(Prompt):
Below is a listing; write it out exactly and drop any images from it.

(Collected data):
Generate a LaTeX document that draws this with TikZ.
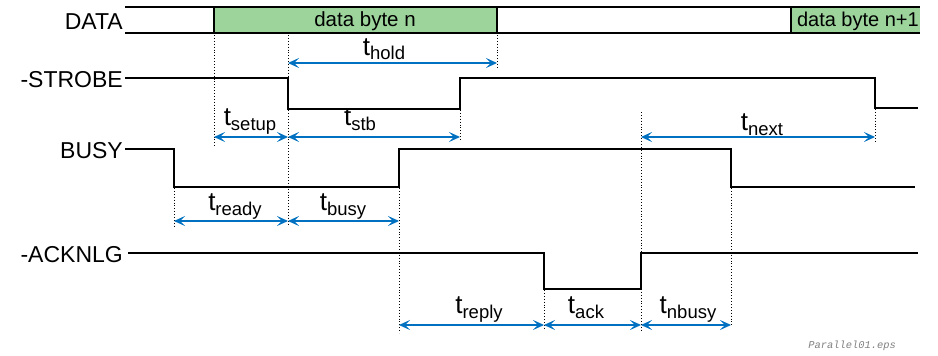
\documentclass[tikz,border=0pt]{standalone}
\usepackage{fontspec}
\setmainfont{Liberation Sans}
\newfontfamily\monofnt{Liberation Mono}
\usetikzlibrary{arrows.meta}
\definecolor{bgreen}{RGB}{156,212,155}
\definecolor{tblue}{RGB}{0,112,192}
\newcommand{\tlab}[1]{{\fontsize{26}{28}\selectfont t}\raisebox{-5pt}{\fontsize{18.5}{20}\selectfont #1}}
\tikzset{
  sig/.style={line width=1.6pt, line join=miter},
  bus/.style={line width=1.1pt},
  guide/.style={dotted, line width=0.9pt},
  tarrow/.style={tblue, line width=1.1pt, {Stealth[length=11pt,width=10pt,inset=5pt]}-{Stealth[length=11pt,width=10pt,inset=5pt]}},
  sname/.style={anchor=base east, inner sep=0pt, font=\fontsize{23}{25}\selectfont},
  tname/.style={inner sep=0pt, anchor=base},
}
\begin{document}
\begin{tikzpicture}[x=1pt,y=-1pt]
\useasboundingbox (0,0) rectangle (938,356);
% DATA bus
\fill[bgreen] (214,7) rectangle (497,33);
\fill[bgreen] (791,7) rectangle (920,33);
\draw[bus] (125,7) -- (920,7);
\draw[bus] (125,33) -- (920,33);
\draw[bus] (214,7) -- (214,33);
\draw[bus] (497,7) -- (497,33);
\draw[bus] (791,7) -- (791,33);
\node[sname] (data) at (123,29) {DATA};
\node[inner sep=0pt, anchor=base, font=\fontsize{20.5}{22}\selectfont] (dbn) at (365,27) {data byte n};
\node[inner sep=0pt, anchor=base east, font=\fontsize{20}{22}\selectfont] (dbn1) at (919,27) {data byte n+1};
% -STROBE
\node[sname] (strobe) at (123,87) {-STROBE};
\coordinate (strobeS) at (125,78);
\draw[sig] (strobeS) -- (288,78) -- (288,109) -- (460,109) -- (460,78) -- (875,78) -- (875,108) -- (918,108);
% BUSY
\node[sname] (busy) at (123,158) {BUSY};
\coordinate (busyS) at (125,149);
\draw[sig] (busyS) -- (174,149) -- (174,187) -- (399,187) -- (399,149) -- (731,149) -- (731,187) -- (915,187);
% -ACKNLG
\node[sname] (ack) at (123,262) {-ACKNLG};
\coordinate (ackS) at (128,253);
\draw[sig] (ackS) -- (544,253) -- (544,289) -- (641,289) -- (641,253) -- (918,253);
% guide coordinates
\coordinate (g214t) at (214,35);  \coordinate (g214b) at (214,146);
\coordinate (g288t) at (288,35);  \coordinate (g288b) at (288,226);
\coordinate (g497t) at (497,35);  \coordinate (g497b) at (497,68);
\coordinate (g460t) at (460,110); \coordinate (g460b) at (460,141);
\coordinate (g174t) at (174,188); \coordinate (g174b) at (174,226);
\coordinate (g399t) at (399,188); \coordinate (g399b) at (399,333);
\coordinate (g641t) at (641,112); \coordinate (g641b) at (641,330);
\coordinate (g875t) at (875,109); \coordinate (g875b) at (875,141);
\coordinate (g544t) at (544,290); \coordinate (g544b) at (544,330);
\coordinate (g731t) at (731,188); \coordinate (g731b) at (731,326);
\foreach \g in {214,288,497,460,174,399,641,875,544,731}
  \draw[guide] (g\g t) -- (g\g b);
% arrow end points
\coordinate (hA) at (288,63);  \coordinate (hB) at (497,63);
\coordinate (sA) at (214,137); \coordinate (sB) at (288,137);
\coordinate (stA) at (288,137); \coordinate (stB) at (460,137);
\coordinate (nA) at (641,137); \coordinate (nB) at (875,137);
\coordinate (rA) at (174,221); \coordinate (rB) at (288,221);
\coordinate (bA) at (288,221); \coordinate (bB) at (399,221);
\coordinate (rpA) at (399,325); \coordinate (rpB) at (544,325);
\coordinate (akA) at (544,325); \coordinate (akB) at (641,325);
\coordinate (nbA) at (641,325); \coordinate (nbB) at (731,325);
\draw[tarrow] (hA) -- (hB);
\draw[tarrow] (sA) -- (sB);
\draw[tarrow] (stA) -- (stB);
\draw[tarrow] (nA) -- (nB);
\draw[tarrow] (rA) -- (rB);
\draw[tarrow] (bA) -- (bB);
\draw[tarrow] (rpA) -- (rpB);
\draw[tarrow] (akA) -- (akB);
\draw[tarrow] (nbA) -- (nbB);
% labels
\node[tname] (lhold) at (384,55) {\tlab{hold}};
\node[tname] (lsetup) at (250,125) {\tlab{setup}};
\node[tname] (lstb) at (360,125) {\tlab{stb}};
\node[tname] (lnext) at (762,130) {\tlab{next}};
\node[tname] (lready) at (235,210) {\tlab{ready}};
\node[tname] (lbusy) at (343,210) {\tlab{busy}};
\node[tname] (lreply) at (479,313) {\tlab{reply}};
\node[tname] (lack) at (586,313) {\tlab{ack}};
\node[tname] (lnbusy) at (688,313) {\tlab{nbusy}};
% file name
\node[anchor=base east, inner sep=0pt, text=gray, font=\monofnt\itshape\fontsize{10.4}{12}\selectfont] (fname) at (896,348) {Parallel01.eps};
\end{tikzpicture}
\end{document}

(Task answer):
Generate a LaTeX document that draws this with TikZ.
\documentclass[tikz,border=0pt]{standalone}
\usepackage{fontspec}
\setmainfont{Liberation Sans}
\newfontfamily\monofnt{Liberation Mono}
\usetikzlibrary{arrows.meta}
\definecolor{bgreen}{RGB}{156,212,155}
\definecolor{tblue}{RGB}{0,112,192}
\newcommand{\tlab}[1]{{\fontsize{26}{28}\selectfont t}\raisebox{-5pt}{\fontsize{18.5}{20}\selectfont #1}}
\tikzset{
  sig/.style={line width=1.6pt, line join=miter},
  bus/.style={line width=1.1pt},
  guide/.style={dotted, line width=0.9pt},
  tarrow/.style={tblue, line width=1.1pt, {Stealth[length=11pt,width=10pt,inset=5pt]}-{Stealth[length=11pt,width=10pt,inset=5pt]}},
  sname/.style={anchor=base east, inner sep=0pt, font=\fontsize{23}{25}\selectfont},
  tname/.style={inner sep=0pt, anchor=base},
}
\begin{document}
\begin{tikzpicture}[x=1pt,y=-1pt]
\useasboundingbox (0,0) rectangle (938,356);
% DATA bus
\fill[bgreen] (214,7) rectangle (497,33);
\fill[bgreen] (791,7) rectangle (920,33);
\draw[bus] (125,7) -- (920,7);
\draw[bus] (125,33) -- (920,33);
\draw[bus] (214,7) -- (214,33);
\draw[bus] (497,7) -- (497,33);
\draw[bus] (791,7) -- (791,33);
\node[sname] (data) at (123,29) {DATA};
\node[inner sep=0pt, anchor=base, font=\fontsize{20.5}{22}\selectfont] (dbn) at (365,27) {data byte n};
\node[inner sep=0pt, anchor=base east, font=\fontsize{20}{22}\selectfont] (dbn1) at (919,27) {data byte n+1};
% -STROBE
\node[sname] (strobe) at (123,87) {-STROBE};
\coordinate (strobeS) at (125,78);
\draw[sig] (strobeS) -- (288,78) -- (288,109) -- (460,109) -- (460,78) -- (875,78) -- (875,108) -- (918,108);
% BUSY
\node[sname] (busy) at (123,158) {BUSY};
\coordinate (busyS) at (125,149);
\draw[sig] (busyS) -- (174,149) -- (174,187) -- (399,187) -- (399,149) -- (731,149) -- (731,187) -- (915,187);
% -ACKNLG
\node[sname] (ack) at (123,262) {-ACKNLG};
\coordinate (ackS) at (128,253);
\draw[sig] (ackS) -- (544,253) -- (544,289) -- (641,289) -- (641,253) -- (918,253);
% guide coordinates
\coordinate (g214t) at (214,35);  \coordinate (g214b) at (214,146);
\coordinate (g288t) at (288,35);  \coordinate (g288b) at (288,226);
\coordinate (g497t) at (497,35);  \coordinate (g497b) at (497,68);
\coordinate (g460t) at (460,110); \coordinate (g460b) at (460,141);
\coordinate (g174t) at (174,188); \coordinate (g174b) at (174,226);
\coordinate (g399t) at (399,188); \coordinate (g399b) at (399,333);
\coordinate (g641t) at (641,112); \coordinate (g641b) at (641,330);
\coordinate (g875t) at (875,109); \coordinate (g875b) at (875,141);
\coordinate (g544t) at (544,290); \coordinate (g544b) at (544,330);
\coordinate (g731t) at (731,188); \coordinate (g731b) at (731,326);
\foreach \g in {214,288,497,460,174,399,641,875,544,731}
  \draw[guide] (g\g t) -- (g\g b);
% arrow end points
\coordinate (hA) at (288,63);  \coordinate (hB) at (497,63);
\coordinate (sA) at (214,137); \coordinate (sB) at (288,137);
\coordinate (stA) at (288,137); \coordinate (stB) at (460,137);
\coordinate (nA) at (641,137); \coordinate (nB) at (875,137);
\coordinate (rA) at (174,221); \coordinate (rB) at (288,221);
\coordinate (bA) at (288,221); \coordinate (bB) at (399,221);
\coordinate (rpA) at (399,325); \coordinate (rpB) at (544,325);
\coordinate (akA) at (544,325); \coordinate (akB) at (641,325);
\coordinate (nbA) at (641,325); \coordinate (nbB) at (731,325);
\draw[tarrow] (hA) -- (hB);
\draw[tarrow] (sA) -- (sB);
\draw[tarrow] (stA) -- (stB);
\draw[tarrow] (nA) -- (nB);
\draw[tarrow] (rA) -- (rB);
\draw[tarrow] (bA) -- (bB);
\draw[tarrow] (rpA) -- (rpB);
\draw[tarrow] (akA) -- (akB);
\draw[tarrow] (nbA) -- (nbB);
% labels
\node[tname] (lhold) at (384,55) {\tlab{hold}};
\node[tname] (lsetup) at (250,125) {\tlab{setup}};
\node[tname] (lstb) at (360,125) {\tlab{stb}};
\node[tname] (lnext) at (762,130) {\tlab{next}};
\node[tname] (lready) at (235,210) {\tlab{ready}};
\node[tname] (lbusy) at (343,210) {\tlab{busy}};
\node[tname] (lreply) at (479,313) {\tlab{reply}};
\node[tname] (lack) at (586,313) {\tlab{ack}};
\node[tname] (lnbusy) at (688,313) {\tlab{nbusy}};
% file name
\node[anchor=base east, inner sep=0pt, text=gray, font=\monofnt\itshape\fontsize{10.4}{12}\selectfont] (fname) at (896,348) {Parallel01.eps};
\end{tikzpicture}
\end{document}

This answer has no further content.